At Edublox, 30 to 40 hours of tuition places a learner on a higher cognitive level. Optimizing reading, spelling, and mathematical performance can take anything from 60 to 210 hours of additional training, depending on the level of difficulty experienced by the child.
Usually, one or two classes per week, combined with homework of a few minutes per day, is recommended. Classes take place after school and are 1,5 hours long.
Du Plessis believes that allopathic medication for ADD should be considered by parents in consultation with appropriate treating professionals only after training in foundational cognitive skills has taken place and clinically natural medicines have been tried.
Edublox has received positive feedback from parents who have used Bacopa monnieri for their children.
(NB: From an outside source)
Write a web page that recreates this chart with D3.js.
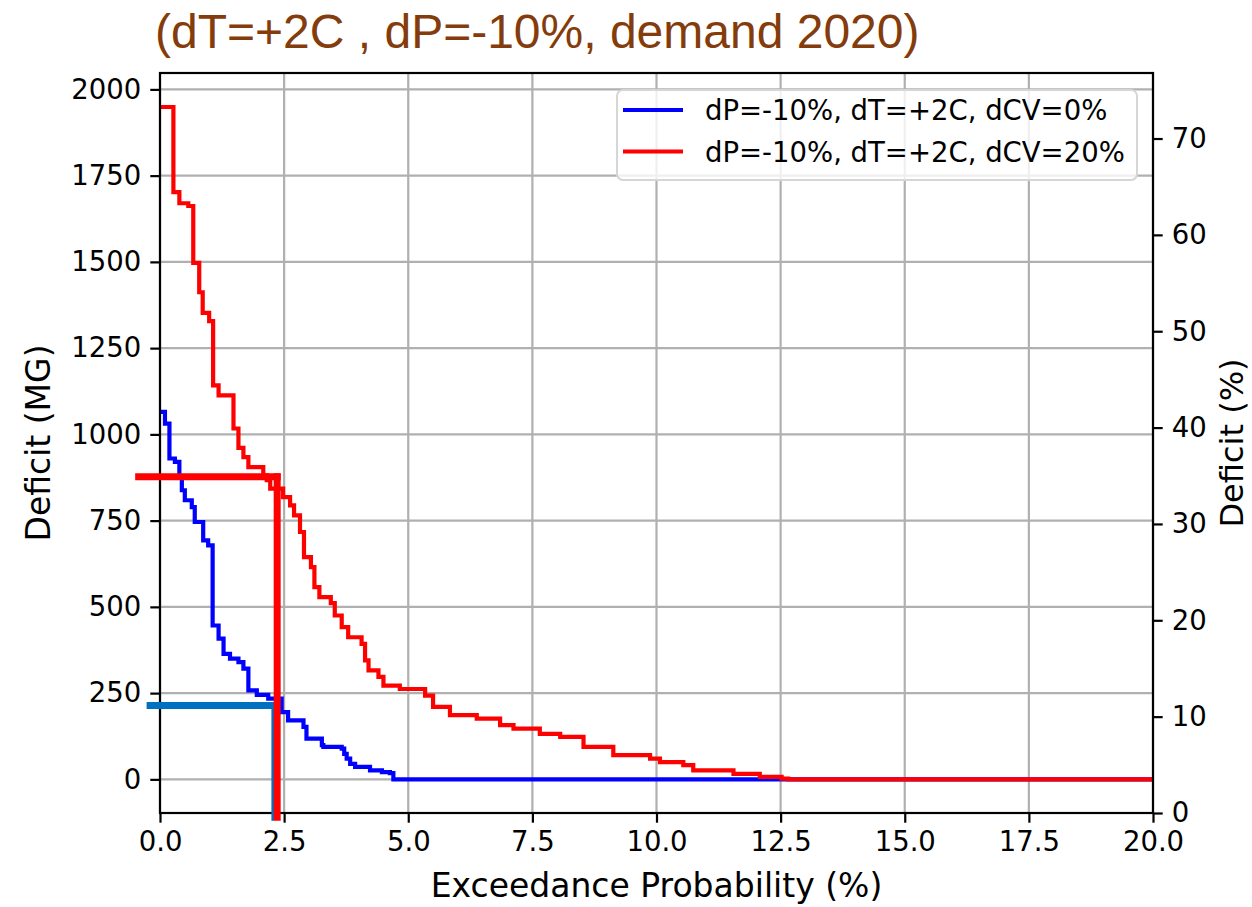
<!DOCTYPE html>
<html>
<head>
<meta charset="utf-8">
<script src="https://cdn.jsdelivr.net/npm/d3@7"></script>
<style>
    body { margin: 0; background: #fff; }
    text { font-family: "DejaVu Sans", sans-serif; fill: #000; }
</style>
</head>
<body>
<script>

// exceedance probability (%) where each step starts, deficit (MG) after the step
var blueX = [0, 0.10, 0.19, 0.30, 0.39, 0.44, 0.50, 0.64, 0.70, 0.87, 0.97, 1.06, 1.18, 1.28, 1.41, 1.58, 1.68, 1.78, 1.95, 2.18, 2.45, 2.58, 2.89, 2.95, 3.26, 3.29, 3.66, 3.71, 3.76, 3.83, 3.93, 4.23, 4.47, 4.63, 4.70, 20];
var blueY = [1065, 1031, 930, 920, 876, 838, 809, 789, 746, 693, 678, 446, 408, 364, 350, 340, 321, 258, 245, 234, 195, 171, 152, 118, 99, 94, 89, 74, 60, 45, 36, 26, 21, 18, 0, 0];

var redX = [0, 0.27, 0.39, 0.57, 0.67, 0.79, 0.86, 0.99, 1.07, 1.18, 1.48, 1.58, 1.68, 1.78, 2.08, 2.15, 2.22, 2.48, 2.62, 2.70, 2.82, 2.90, 3.04, 3.11, 3.21, 3.44, 3.52, 3.66, 3.79, 4.06, 4.13, 4.20, 4.40, 4.50, 4.83, 5.34, 5.50, 5.84, 6.38, 6.85, 7.12, 7.65, 8.06, 8.53, 9.13, 9.87, 10.07, 10.54, 10.74, 11.55, 12.08, 12.52, 12.65, 20];
var redY = [1949, 1702, 1670, 1662, 1497, 1412, 1352, 1328, 1142, 1113, 1017, 961, 934, 905, 881, 867, 843, 818, 794, 765, 717, 644, 615, 557, 528, 511, 475, 441, 412, 393, 345, 316, 297, 272, 262, 243, 210, 186, 176, 157, 147, 132, 123, 94, 70, 60, 50, 41, 26, 16, 7, 2, 0, 0];

var seriesNames = ["dP=-10%, dT=+2C, dCV=0%", "dP=-10%, dT=+2C, dCV=20%"];
var seriesColors = ["#0000ff", "#ff0000"];

var xTicks = [0, 2.5, 5, 7.5, 10, 12.5, 15, 17.5, 20];
var yTicks = [0, 250, 500, 750, 1000, 1250, 1500, 1750, 2000];
var y2Ticks = [0, 10, 20, 30, 40, 50, 60, 70];

// read-off marks drawn over the chart: [x start, x end, deficit MG, bottom MG]
var redMark = [-0.5, 2.36, 877, -120];
var blueMark = [-0.27, 2.27, 214, -120];

var titleText = "(dT=+2C , dP=-10%, demand 2020)";

var margin = {top: 73, right: 99, bottom: 94, left: 160};
var W = 1252, H = 907;
var width = W - margin.left - margin.right;
var height = H - margin.top - margin.bottom;

var svg = d3.select("body").append("svg")
    .attr("width", W)
    .attr("height", H);

var g = svg.append("g")
    .attr("transform", "translate(" + margin.left + "," + margin.top + ")");

var x = d3.scaleLinear().domain([0, 20]).range([0, width]);
var y = d3.scaleLinear().domain([-97.5, 2047.5]).range([height, 0]);
var y2 = d3.scaleLinear().domain([0, 76.8]).range([height, 0]);

// grid
g.append("g").selectAll("line").data(xTicks).enter().append("line")
    .attr("x1", function(d) { return x(d); })
    .attr("x2", function(d) { return x(d); })
    .attr("y1", 0).attr("y2", height)
    .attr("stroke", "#b0b0b0").attr("stroke-width", 2.2);
g.append("g").selectAll("line").data(yTicks).enter().append("line")
    .attr("x1", 0).attr("x2", width)
    .attr("y1", function(d) { return y(d); })
    .attr("y2", function(d) { return y(d); })
    .attr("stroke", "#b0b0b0").attr("stroke-width", 2.2);

g.append("clipPath").attr("id", "plotclip")
    .append("rect").attr("width", width).attr("height", height);

var line = d3.line()
    .x(function(d) { return x(d[0]); })
    .y(function(d) { return y(d[1]); })
    .curve(d3.curveStepAfter);

var series = [d3.zip(blueX, blueY), d3.zip(redX, redY)];

g.append("g").attr("clip-path", "url(#plotclip)")
    .selectAll("path").data(series).enter().append("path")
    .attr("d", line)
    .attr("fill", "none")
    .attr("stroke", function(d, i) { return seriesColors[i]; })
    .attr("stroke-width", 4.2)
    .attr("stroke-linejoin", "miter")
    .attr("stroke-linecap", "square");

// axes
var fs = "27.5px";
var xAxis = d3.axisBottom(x).tickValues(xTicks).tickFormat(d3.format(".1f")).tickSize(9.7).tickPadding(9);
var yAxis = d3.axisLeft(y).tickValues(yTicks).tickFormat(d3.format("d")).tickSize(9.7).tickPadding(9);
var y2Axis = d3.axisRight(y2).tickValues(y2Ticks).tickFormat(d3.format("d")).tickSize(9.7).tickPadding(9);

var gx = g.append("g").attr("transform", "translate(0," + height + ")").call(xAxis);
var gy = g.append("g").call(yAxis);
var gy2 = g.append("g").attr("transform", "translate(" + width + ",0)").call(y2Axis);

[gx, gy, gy2].forEach(function(a) {
    a.select(".domain").remove();
    a.selectAll(".tick line").attr("stroke", "#000").attr("stroke-width", 2.2);
    a.selectAll(".tick text").attr("font-size", fs).attr("font-family", "DejaVu Sans").attr("fill", "#222");
});

// spines
g.append("rect")
    .attr("width", width).attr("height", height)
    .attr("fill", "none").attr("stroke", "#000").attr("stroke-width", 2.2);

// legend
var leg = g.append("g").attr("transform", "translate(" + (617 - margin.left) + "," + (90 - margin.top) + ")");
leg.append("rect")
    .attr("width", 520).attr("height", 90)
    .attr("rx", 6).attr("ry", 6)
    .attr("fill", "#fff").attr("fill-opacity", 0.8)
    .attr("stroke", "#d6d6d6").attr("stroke-width", 2);
var items = leg.selectAll(".item").data(seriesNames).enter().append("g")
    .attr("class", "item")
    .attr("transform", function(d, i) { return "translate(0," + (20 + i * 41.5) + ")"; });
items.append("line")
    .attr("x1", 6).attr("x2", 66)
    .attr("stroke", function(d, i) { return seriesColors[i]; })
    .attr("stroke-width", 4.2);
items.append("text")
    .attr("x", 88).attr("y", 0)
    .attr("dominant-baseline", "central")
    .attr("font-size", fs)
    .attr("fill", "#222")
    .text(function(d) { return d; });

// axis labels
svg.append("text")
    .attr("transform", "translate(50," + (margin.top + height / 2) + ") rotate(-90)")
    .attr("text-anchor", "middle")
    .attr("font-size", "33px").attr("fill", "#222")
    .text("Deficit (MG)");
svg.append("text")
    .attr("transform", "translate(1243," + (margin.top + height / 2) + ") rotate(-90)")
    .attr("text-anchor", "middle")
    .attr("font-size", "32px").attr("fill", "#222")
    .text("Deficit (%)");
svg.append("text")
    .attr("x", margin.left + width / 2).attr("y", 897)
    .attr("text-anchor", "middle")
    .attr("font-size", "33px").attr("fill", "#222")
    .text("Exceedance Probability (%)");

// title
svg.append("text")
    .attr("x", 155).attr("y", 48)
    .attr("font-size", "48px")
    .style("font-family", "'Liberation Sans', Arial, sans-serif")
    .style("fill", "#843c0c")
    .text(titleText);

// read-off marks
function mark(m, color, hw, vw) {
    g.append("line")
        .attr("x1", x(m[0])).attr("x2", x(m[1]) + vw / 2)
        .attr("y1", y(m[2])).attr("y2", y(m[2]))
        .attr("stroke", color).attr("stroke-width", hw);
    g.append("line")
        .attr("x1", x(m[1])).attr("x2", x(m[1]))
        .attr("y1", y(m[2]) - hw / 2).attr("y2", y(m[3]))
        .attr("stroke", color).attr("stroke-width", vw);
}
mark(blueMark, "#0070c0", 7, 2.6);
mark(redMark, "#ff0000", 7, 7);

</script>
</body>
</html>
View further case studies on the improvement in children’s concentration and school performance after cognitive skills training at: www.edubloxtutor.com.
Tips to improve concentration
Mind Edge founder, Alan Yip, shares some basic concentration tips:
Staying focused during homework or exam preparation
• Tackle the most challenging projects when you are at your peak level of alertness.
• Be positive and tell yourself that you can manage the assignment.
• Ideally, study alone so hat other people won’t interrupt your concentration.
• Get into the right frame of mind. Put all your worries and distractions aside, perhaps by writing them down as a list for later consideration.
• Cut out external distractions like the TV or radio playing in the background. Put your cell phone away.
• Plan what you are going to do before studying. Research shows that this alone can boost your concentration by 200 to 400%.
• Have clear, concrete goals – for example, how many sums or pages of history you are going to learn.
• Study for 30 to 40 minutes.
• Before you switch to the next subject, read just one more page. It’s like doing one more bench press to improve and push your concentration to its maximum limit.
Train your child to concentrate
Train your child to concentrate by doing the following exercises, first for just a minute and then for slightly longer periods of time:
• Close your eyes. Visualize a clear picture of an object like an apple. Hold it still in your mind counting from 30 backward to one.
• Use an inspiring word or phrase like “I can do it!” or “Success” and repeat it in your head for one to five minutes. This helps to build endurance and the muscle of concentration.
• Get your child to count the number of words or punctuation marks in a passage. Then get them to count at a higher level by only using their eyes, and not their fingers.